▶ _EXERCISE_: Report every line in the listing that contains the string "chart".

╭──

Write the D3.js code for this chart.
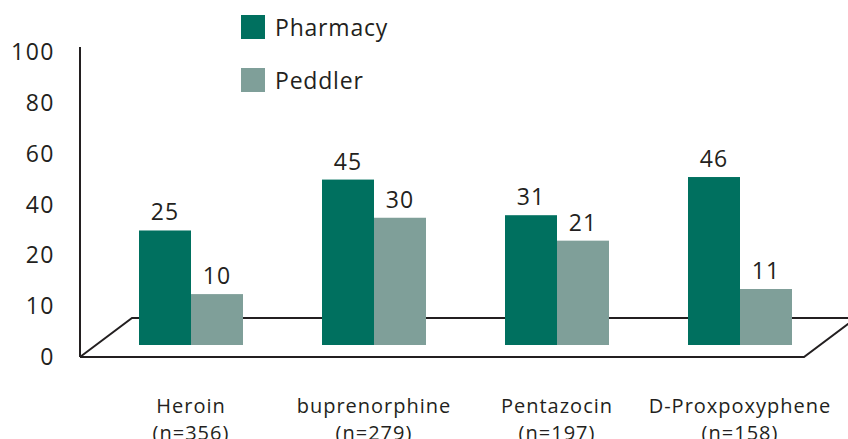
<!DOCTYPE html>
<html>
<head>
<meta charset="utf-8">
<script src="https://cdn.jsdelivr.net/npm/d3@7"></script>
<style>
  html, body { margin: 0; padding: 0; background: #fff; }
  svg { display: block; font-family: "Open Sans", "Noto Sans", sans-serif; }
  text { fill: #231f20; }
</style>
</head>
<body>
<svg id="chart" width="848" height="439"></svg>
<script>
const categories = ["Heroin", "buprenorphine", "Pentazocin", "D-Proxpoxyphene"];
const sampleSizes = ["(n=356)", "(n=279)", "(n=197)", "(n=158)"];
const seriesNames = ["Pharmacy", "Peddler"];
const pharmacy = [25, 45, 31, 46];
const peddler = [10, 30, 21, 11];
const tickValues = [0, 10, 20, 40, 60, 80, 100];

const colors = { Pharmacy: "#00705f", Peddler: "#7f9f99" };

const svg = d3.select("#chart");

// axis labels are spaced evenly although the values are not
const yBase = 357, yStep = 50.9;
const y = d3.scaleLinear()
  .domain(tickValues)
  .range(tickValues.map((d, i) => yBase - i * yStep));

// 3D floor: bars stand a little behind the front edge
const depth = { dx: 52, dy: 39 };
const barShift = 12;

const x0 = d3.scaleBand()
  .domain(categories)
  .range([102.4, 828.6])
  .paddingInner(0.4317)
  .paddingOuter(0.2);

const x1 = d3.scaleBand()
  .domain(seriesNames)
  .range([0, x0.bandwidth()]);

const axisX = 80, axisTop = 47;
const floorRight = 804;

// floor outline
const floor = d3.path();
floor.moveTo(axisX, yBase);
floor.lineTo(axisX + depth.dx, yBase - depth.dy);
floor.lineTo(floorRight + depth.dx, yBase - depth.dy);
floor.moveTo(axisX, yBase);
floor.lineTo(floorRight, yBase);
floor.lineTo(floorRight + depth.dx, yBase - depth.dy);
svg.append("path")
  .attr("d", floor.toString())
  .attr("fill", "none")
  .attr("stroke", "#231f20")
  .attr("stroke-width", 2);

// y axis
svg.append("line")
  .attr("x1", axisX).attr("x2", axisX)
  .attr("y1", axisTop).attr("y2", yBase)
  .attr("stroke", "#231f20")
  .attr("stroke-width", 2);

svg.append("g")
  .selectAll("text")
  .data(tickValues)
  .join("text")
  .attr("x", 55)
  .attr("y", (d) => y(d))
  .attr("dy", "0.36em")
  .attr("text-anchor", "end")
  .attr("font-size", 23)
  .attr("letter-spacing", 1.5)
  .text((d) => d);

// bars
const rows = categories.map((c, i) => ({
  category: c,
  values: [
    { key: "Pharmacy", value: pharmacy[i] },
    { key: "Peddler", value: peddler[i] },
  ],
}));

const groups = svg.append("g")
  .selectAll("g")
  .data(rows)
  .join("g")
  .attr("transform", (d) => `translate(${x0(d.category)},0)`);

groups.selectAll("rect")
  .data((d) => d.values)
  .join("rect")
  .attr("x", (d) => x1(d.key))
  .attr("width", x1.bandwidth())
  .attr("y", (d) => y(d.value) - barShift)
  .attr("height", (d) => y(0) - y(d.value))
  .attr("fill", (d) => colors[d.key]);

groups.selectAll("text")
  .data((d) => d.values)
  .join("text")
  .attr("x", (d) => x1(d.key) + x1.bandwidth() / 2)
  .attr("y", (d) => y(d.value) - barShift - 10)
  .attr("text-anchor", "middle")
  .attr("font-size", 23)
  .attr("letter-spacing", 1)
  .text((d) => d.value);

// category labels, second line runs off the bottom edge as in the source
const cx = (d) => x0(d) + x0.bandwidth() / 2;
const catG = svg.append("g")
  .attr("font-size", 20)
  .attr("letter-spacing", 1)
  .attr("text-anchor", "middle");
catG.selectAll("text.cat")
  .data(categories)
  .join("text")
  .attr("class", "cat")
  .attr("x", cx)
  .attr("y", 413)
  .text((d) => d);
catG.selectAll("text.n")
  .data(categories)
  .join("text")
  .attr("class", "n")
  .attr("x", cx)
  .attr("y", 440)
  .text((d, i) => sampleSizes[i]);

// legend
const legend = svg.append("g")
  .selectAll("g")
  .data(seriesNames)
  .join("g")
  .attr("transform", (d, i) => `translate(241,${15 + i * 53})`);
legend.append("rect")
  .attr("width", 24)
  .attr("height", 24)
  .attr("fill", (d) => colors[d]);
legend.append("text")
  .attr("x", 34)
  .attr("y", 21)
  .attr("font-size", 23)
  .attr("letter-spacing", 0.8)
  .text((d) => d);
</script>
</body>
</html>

╰──

▶ _OUTPUT BELOW_:
Write the D3.js code for this chart.
<svg id="chart" width="848" height="439"></svg>
const svg = d3.select("#chart");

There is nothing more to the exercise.